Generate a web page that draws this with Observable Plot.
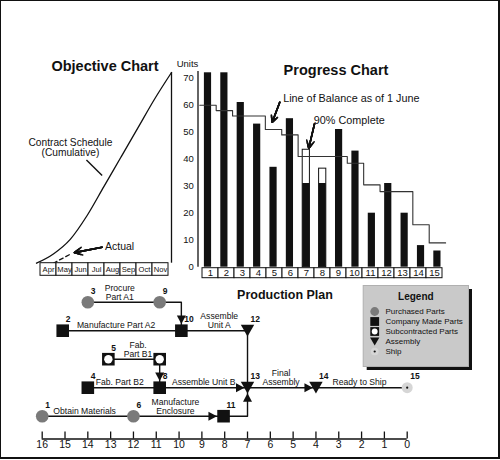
<!DOCTYPE html>
<html><head><meta charset="utf-8">
<script src="https://cdn.jsdelivr.net/npm/d3@7"></script>
<script src="https://cdn.jsdelivr.net/npm/@observablehq/plot@0.6"></script>
<style>
body{margin:0;background:#fff;}
#chart{position:relative;width:500px;height:460px;overflow:hidden;background:#fff;}
#chart svg{position:absolute;left:0;top:0;background:transparent !important;overflow:visible;}
.title{position:absolute;font-family:"Liberation Sans",Arial,Helvetica,sans-serif;font-weight:bold;white-space:nowrap;transform:translate(-50%,-50%);color:#111;line-height:1;}
#frame{position:absolute;left:0;top:0;width:497px;height:456px;border:1px solid #111;border-right-width:2px;border-bottom-width:2px;}
</style></head>
<body><div id="chart"><div id="frame"></div>
<div class="title" style="left:105px;top:66px;font-size:14.5px">Objective Chart</div>
<div class="title" style="left:336px;top:70px;font-size:14.5px">Progress Chart</div>
<div class="title" style="left:285px;top:295px;font-size:12.5px">Production Plan</div>
</div>
<script>
// ---------------- DATA ----------------
// Objective chart
const months = ["Apr","May","Jun","Jul","Aug","Sep","Oct","Nov"];
const scheduleCum = [0, 3.5, 9, 18, 29, 40, 51, 62, 72];   // cumulative units at month boundaries
const actualAt = [1, 2.1];
const actualCum = [0, 3.7];
const objNoteText = ["Contract Schedule", "(Cumulative)", "Actual"];
const objNoteX = [2.01, 2.01, 4.06];
const objNoteY = [45.6, 41.8, 6.4];

// Progress chart
const parts = [1,2,3,4,5,6,7,8,9,10,11,12,13,14,15];
const delivered = [72, 72, 61, 53, 37, 55, 31, 31, 51, 43, 20, 31, 20, 8, 6];
const inProcess = [null, null, null, null, null, null, 43.5, 36.5, null, null, null, null, null, null, null];
const lineOfBalance = [60, 58, 56, 56, 51, 49, 41, 41, 41, 38.5, 30.5, 28, 28, 15.7, 9];
const unitTicks = [0, 10, 20, 30, 40, 50, 60, 70];
const progNoteText = ["Line of Balance as of 1 June", "90% Complete"];
const progNoteX = [6.09, 7.96];
const progNoteY = [62.4, 54.3];

// Production plan
const nodeKeys   = ["n1","n2","n3","n4","n5","n7","n6","n8","n9","n10","n11","n12","n13","n14","n15"];
const nodeLabels = ["1","2","3","4","5","","6","8","9","10","11","12","13","14","15"];
const nodeWeeks  = [16, 15.1, 14, 14, 13.1, 10.85, 12, 10.85, 10.85, 9.9, 8.05, 7, 7, 4, 0];
const nodeRows   = [5, 2, 1, 4, 3, 3, 5, 4, 1, 2, 5, 2, 4, 4, 4];
const nodeTypes  = ["purchased","made","purchased","made","sub","sub","purchased","made","purchased","made","made","assembly","assembly","assembly","ship"];
const linkFrom  = ["n3","n9","n2","n10","n5","n7","n4","n8","n1","n6","n11","n12","n13","n14"];
const linkTo    = ["n9","n10","n10","n12","n7","n8","n8","n13","n6","n11","n13","n13","n14","n15"];
const linkArrow = [false,true,false,false,false,true,false,true,false,true,true,false,true,false];
const activityText = ["Procure\nPart A1","Manufacture Part A2","Assemble\nUnit A","Fab.\nPart B1","Fab. Part B2","Assemble Unit B.","Obtain Materials","Manufacture\nEnclosure","Final\nAssembly","Ready to Ship"];
const activityWeek = [12.6, 12.76, 8.24, 11.8, 12.6, 8.87, 14.14, 10.16, 5.53, 2.09];
const activityRow  = [1, 2, 2, 3, 4, 4, 5, 5, 4, 4];
const weeks = [16,15,14,13,12,11,10,9,8,7,6,5,4,3,2,1,0];

// Legend
const legendLabels = ["Purchased Parts","Company Made Parts","Subcontracted Parts","Assembly","Ship"];
const legendTypes  = ["purchased","made","sub","assembly","ship"];

// ---------------- HELPERS ----------------
const NARROW = '"Liberation Sans Narrow","Arial Narrow","Liberation Sans",Arial,sans-serif';
const REG = '"Liberation Sans",Arial,Helvetica,sans-serif';
const INK = "#111";
const root = document.getElementById("chart");
function overlay(opts) {
  const {style, ...rest} = opts;
  const svg = Plot.plot({width: 500, height: 460, ...rest,
    style: {background: "transparent", overflow: "visible", fontFamily: NARROW, fontSize: "10px", color: INK, ...(style || {})}});
  svg.style.position = "absolute"; svg.style.left = "0"; svg.style.top = "0";
  root.appendChild(svg);
  return svg;
}
function filledArrow(data, o) {
  return [8, 6, 4.5, 3, 1.5].map(h => Plot.arrow(data, {...o, headLength: h, headAngle: 55, stroke: INK, strokeWidth: 1.6}));
}
const sym = {
  square: {draw(c, s) { const r = Math.sqrt(s / Math.PI); c.rect(-r, -r, 2 * r, 2 * r); }},
  triDown: {draw(c, s) { const r = Math.sqrt(s / Math.PI); c.moveTo(-r, -0.87 * r); c.lineTo(r, -0.87 * r); c.lineTo(0, 0.87 * r); c.closePath(); }}
};
function head(dir, gap) {
  const L = 8.5, w = 4.5;
  return {draw(c) {
    if (dir === "right") { c.moveTo(-gap, 0); c.lineTo(-gap - L, -w); c.lineTo(-gap - L, w); }
    else if (dir === "left") { c.moveTo(gap, 0); c.lineTo(gap + L, -w); c.lineTo(gap + L, w); }
    else if (dir === "down") { c.moveTo(0, -gap); c.lineTo(-w, -gap - L); c.lineTo(w, -gap - L); }
    else { c.moveTo(0, gap); c.lineTo(-w, gap + L); c.lineTo(w, gap + L); }
    c.closePath();
  }};
}
function nodeMarks(data, pos, k) {
  const of = t => data.filter(d => d.type === t);
  return [
    Plot.dot(of("purchased"), {...pos, r: 6.3 * k, fill: "#7a7a7a"}),
    Plot.dot(of("made"), {...pos, r: 6.3 * k, symbol: sym.square, fill: INK}),
    Plot.dot(of("sub"), {...pos, r: 6.3 * k, symbol: sym.square, fill: INK}),
    Plot.dot(of("sub"), {...pos, r: 4.2 * k, fill: "white"}),
    Plot.dot(of("assembly"), {...pos, r: 6.7 * k, symbol: sym.triDown, fill: INK}),
    Plot.dot(of("ship"), {...pos, r: 5.5 * k, fill: "#d6d6d6"}),
    Plot.dot(of("ship"), {...pos, r: 1.1, fill: INK})
  ];
}

// ---------------- OBJECTIVE CHART ----------------
const schedule = scheduleCum.map((v, i) => ({m: i, v}));
const actual = actualAt.map((m, i) => ({m, v: actualCum[i]}));
const objNotes = objNoteText.map((t, i) => ({t, x: objNoteX[i], y: objNoteY[i]}));
overlay({
  marginLeft: 36, marginRight: 329, marginTop: 72, marginBottom: 197.3,
  x: {domain: [0, 8], axis: null},
  y: {domain: [0, 72], axis: null},
  marks: [
    Plot.line(schedule, {x: "m", y: "v", curve: "monotone-x", stroke: INK, strokeWidth: 1.3}),
    Plot.ruleX([8], {y1: 0, y2: scheduleCum[scheduleCum.length - 1], stroke: INK, strokeWidth: 1.3}),
    Plot.line(actual, {x: "m", y: "v", stroke: INK, strokeWidth: 1.3, strokeDasharray: "4,3"}),
    Plot.text(objNotes.slice(0, 2), {x: "x", y: "y", text: "t", fontFamily: REG, fontSize: 10.2, fill: INK}),
    Plot.text(objNotes.slice(2), {x: "x", y: "y", text: "t", textAnchor: "start", fontFamily: REG, fontSize: 10.5, fill: INK}),
    Plot.link([{x1: 2.96, y1: 39.0, x2: 3.89, y2: 33.1}], {x1: "x1", y1: "y1", x2: "x2", y2: "y2", stroke: INK, strokeWidth: 1.4}),
    ...filledArrow([{x1: 3.89, y1: 6.0, x2: 2.25, y2: 4.0}], {x1: "x1", y1: "y1", x2: "x2", y2: "y2"})
  ]
});
// month boxes
overlay({
  marginLeft: 36, marginRight: 329, marginTop: 262.7, marginBottom: 184.7,
  x: {type: "band", domain: months, padding: 0, axis: null},
  marks: [
    Plot.cell(months, {x: d => d, fill: "white", stroke: INK, strokeWidth: 1}),
    Plot.text(months, {x: d => d, text: d => d, fontSize: 7.6, fill: INK})
  ]
});

// ---------------- PROGRESS CHART ----------------
const prog = parts.map((p, i) => ({part: p, delivered: delivered[i], inProcess: inProcess[i]}));
const lobPts = lineOfBalance.map((v, i) => ({x: parts[i], y: v})).concat([{x: parts[parts.length - 1] + 1, y: lineOfBalance[lineOfBalance.length - 1]}]);
const progNotes = progNoteText.map((t, i) => ({t, x: progNoteX[i], y: progNoteY[i]}));
overlay({
  marginLeft: 199.3, marginRight: 54.9, marginTop: 77.7, marginBottom: 193.3,
  x: {domain: [1, 16], axis: null},
  y: {domain: [0, 70], ticks: unitTicks, tickSize: 0, tickPadding: 6, label: null},
  style: {fontSize: "9.5px"},
  marks: [
    Plot.ruleX([1], {y1: 0, y2: 72.5, dx: -1.8, stroke: INK, strokeWidth: 1.3}),
    Plot.rectY(prog.filter(d => d.inProcess != null), {x: "part", y: "inProcess", interval: 1, insetLeft: 4.6, insetRight: 4.6, fill: "white", stroke: INK, strokeWidth: 1}),
    Plot.rectY(prog, {x: "part", y: "delivered", interval: 1, insetLeft: 4.6, insetRight: 4.6, fill: INK}),
    Plot.line(lobPts, {x: "x", y: "y", curve: "step-after", stroke: "#333", strokeWidth: 1.1}),
    Plot.text(["Units"], {x: 0.25, y: 75.1, text: d => d, fontSize: 9.5, fill: INK}),
    Plot.text(progNotes, {x: "x", y: "y", text: "t", textAnchor: "start", fontFamily: REG, fontSize: 10.8, fill: INK}),
    ...filledArrow([{x1: 5.88, y1: 61.1, x2: 5.42, y2: 53.7}, {x1: 8.0, y1: 53.1, x2: 7.65, y2: 44.1}], {x1: "x1", y1: "y1", x2: "x2", y2: "y2"})
  ]
});
// part number boxes
overlay({
  marginLeft: 199.3, marginRight: 54.9, marginTop: 267.7, marginBottom: 182.3,
  x: {type: "band", domain: parts, padding: 0, axis: null},
  marks: [
    Plot.cell(parts, {x: d => d, fill: "white", stroke: INK, strokeWidth: 1}),
    Plot.text(parts, {x: d => d, text: d => String(d), fontSize: 9.5, fill: INK})
  ]
});

// ---------------- PRODUCTION PLAN ----------------
const nodes = nodeKeys.map((key, i) => ({key, label: nodeLabels[i], week: nodeWeeks[i], row: nodeRows[i], type: nodeTypes[i]}));
const byKey = new Map(nodes.map(n => [n.key, n]));
const linkPts = [];
const heads = [];
linkFrom.forEach((f, i) => {
  const a = byKey.get(f), b = byKey.get(linkTo[i]);
  linkPts.push({k: i, week: a.week, row: a.row}, {k: i, week: b.week, row: a.row}, {k: i, week: b.week, row: b.row});
  if (linkArrow[i]) {
    const dir = a.row === b.row ? (b.week < a.week ? "right" : "left") : (b.row > a.row ? "down" : "up");
    const gap = b.type === "assembly" ? (dir === "up" ? 5.5 : 3) : 6.6;
    heads.push({week: b.week, row: b.row, dir, gap});
  }
});
const headMarks = d3.groups(heads, h => h.dir + "|" + h.gap).map(([, g]) =>
  Plot.dot(g, {x: "week", y: "row", r: 1, symbol: head(g[0].dir, g[0].gap), fill: INK}));
const activities = activityText.map((t, i) => ({t, week: activityWeek[i], row: activityRow[i]}));
overlay({
  marginLeft: 41.7, marginRight: 93.3, marginTop: 290, marginBottom: 30,
  x: {domain: [16, 0], axis: null},
  y: {domain: [1, 5], range: [301.7, 415.7], axis: null},
  marks: [
    Plot.line(linkPts, {x: "week", y: "row", z: "k", stroke: INK, strokeWidth: 1.4}),
    ...headMarks,
    ...nodeMarks(nodes, {x: "week", y: "row"}, 1),
    Plot.text(nodes, {x: "week", y: "row", text: "label", dx: 3, dy: -11, textAnchor: "start", fontWeight: "bold", fontSize: 8.5, fill: INK}),
    Plot.text(activities, {x: "week", y: "row", text: "t", lineAnchor: "bottom", dy: -2.5, lineHeight: 1.05, fontSize: 8.6, fill: INK})
  ]
});
// week axis
overlay({
  marginLeft: 41.7, marginRight: 93.3, marginTop: 431.5, marginBottom: 21.5,
  x: {domain: [16, 0], ticks: weeks, tickSize: 0, tickPadding: 1.5, label: null, tickFormat: d => String(d)},
  y: {domain: [0, 1], axis: null},
  style: {fontSize: "10.5px"},
  marks: [
    Plot.ruleY([0], {stroke: INK, strokeWidth: 1.3}),
    Plot.tickX(weeks, {x: d => d, stroke: INK, strokeWidth: 1.3})
  ]
});

// ---------------- LEGEND ----------------
const legend = legendLabels.map((label, i) => ({label, type: legendTypes[i]}));
overlay({
  marginLeft: 362.7, marginRight: 32, marginTop: 285, marginBottom: 94,
  y: {type: "point", domain: legendLabels, range: [304.3, 358.3], axis: null},
  marks: [
    Plot.frame({fill: INK, dx: 3.5, dy: 3.5}),
    Plot.frame({fill: "#c9c9c9", stroke: "#b0b0b0"}),
    Plot.text(["Legend"], {frameAnchor: "top", dy: 7.8, text: d => d, fontFamily: REG, fontWeight: "bold", fontSize: 10, fill: INK}),
    ...nodeMarks(legend, {y: "label", frameAnchor: "left", dx: 11.5}, 0.7),
    Plot.text(legend, {y: "label", text: "label", frameAnchor: "left", dx: 22.3, textAnchor: "start", fontSize: 8, fill: INK})
  ]
});
</script>
</body></html>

» **What you should do**
From the top of the listing above, repeat each line exactly until you reach the line containing "const progNoteY = [62.4, 54.3];", and repeat that one too. Leave the pictures out.

» **Exercise solution**
Generate a web page that draws this with Observable Plot.
<!DOCTYPE html>
<html><head><meta charset="utf-8">
<script src="https://cdn.jsdelivr.net/npm/d3@7"></script>
<script src="https://cdn.jsdelivr.net/npm/@observablehq/plot@0.6"></script>
<style>
body{margin:0;background:#fff;}
#chart{position:relative;width:500px;height:460px;overflow:hidden;background:#fff;}
#chart svg{position:absolute;left:0;top:0;background:transparent !important;overflow:visible;}
.title{position:absolute;font-family:"Liberation Sans",Arial,Helvetica,sans-serif;font-weight:bold;white-space:nowrap;transform:translate(-50%,-50%);color:#111;line-height:1;}
#frame{position:absolute;left:0;top:0;width:497px;height:456px;border:1px solid #111;border-right-width:2px;border-bottom-width:2px;}
</style></head>
<body><div id="chart"><div id="frame"></div>
<div class="title" style="left:105px;top:66px;font-size:14.5px">Objective Chart</div>
<div class="title" style="left:336px;top:70px;font-size:14.5px">Progress Chart</div>
<div class="title" style="left:285px;top:295px;font-size:12.5px">Production Plan</div>
</div>
<script>
// ---------------- DATA ----------------
// Objective chart
const months = ["Apr","May","Jun","Jul","Aug","Sep","Oct","Nov"];
const scheduleCum = [0, 3.5, 9, 18, 29, 40, 51, 62, 72];   // cumulative units at month boundaries
const actualAt = [1, 2.1];
const actualCum = [0, 3.7];
const objNoteText = ["Contract Schedule", "(Cumulative)", "Actual"];
const objNoteX = [2.01, 2.01, 4.06];
const objNoteY = [45.6, 41.8, 6.4];

// Progress chart
const parts = [1,2,3,4,5,6,7,8,9,10,11,12,13,14,15];
const delivered = [72, 72, 61, 53, 37, 55, 31, 31, 51, 43, 20, 31, 20, 8, 6];
const inProcess = [null, null, null, null, null, null, 43.5, 36.5, null, null, null, null, null, null, null];
const lineOfBalance = [60, 58, 56, 56, 51, 49, 41, 41, 41, 38.5, 30.5, 28, 28, 15.7, 9];
const unitTicks = [0, 10, 20, 30, 40, 50, 60, 70];
const progNoteText = ["Line of Balance as of 1 June", "90% Complete"];
const progNoteX = [6.09, 7.96];
const progNoteY = [62.4, 54.3];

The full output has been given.